Hal ini yang diperlukan, sehingga diperlukan suatu regulasi yang tegas untuk bisa mengembalikan kehidupan sosial korban seperti sebelum terjadinya tindak pidana.

Untuk itu, kata Semendawai, tema ini diangkat LPSK agar banyak pihak yang belum memahami layanan psikososial bagi korban kejahatan mengerti, apalagi layanan psikososial memerlukan peran serta dari banyak pihak.
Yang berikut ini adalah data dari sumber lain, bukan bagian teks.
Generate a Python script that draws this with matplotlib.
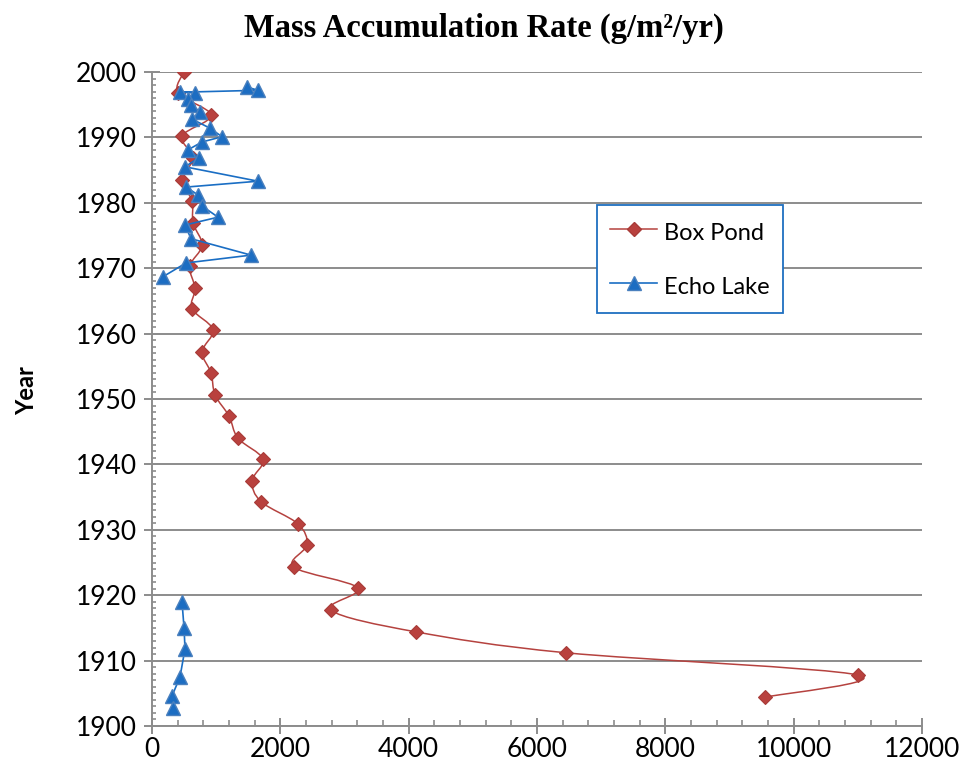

Semendawai mengungkapkan salah satunya lahirnya UU Perlindungan Saksi dan Korban yang mengatur secara implisit tentang hak-hak korban kejahatan dan sebagai pelaksana pemenuhan hak korban, yakni UU Perlindungan Saksi dan Korban mengamanatkan pembentukan LPSK.

“Ada beberapa hak korban yang diatur dalam UU Perlindungan Saksi dan Korban, yang dapat dilihat di Pasal 5. Selain itu, korban juga berhak mendapatkan bantuan medis, rehabilitasi psikologis dan psikososial,” tuturnya.

Sedangkan Pasal 6 UU Perlindungan Saksi dan Korban, menyebutkan rehabilitasi psikososial adalah semua bentuk pelayanan dan bantuan psikologis serta sosial yang ditujukan untuk membantu meringankan, melindungi, dan memulihkan kondisi fisik, psikologis, sosial, dan spiritual Korban sehingga mampu menjalankan fungsi sosialnya kembali secara wajar.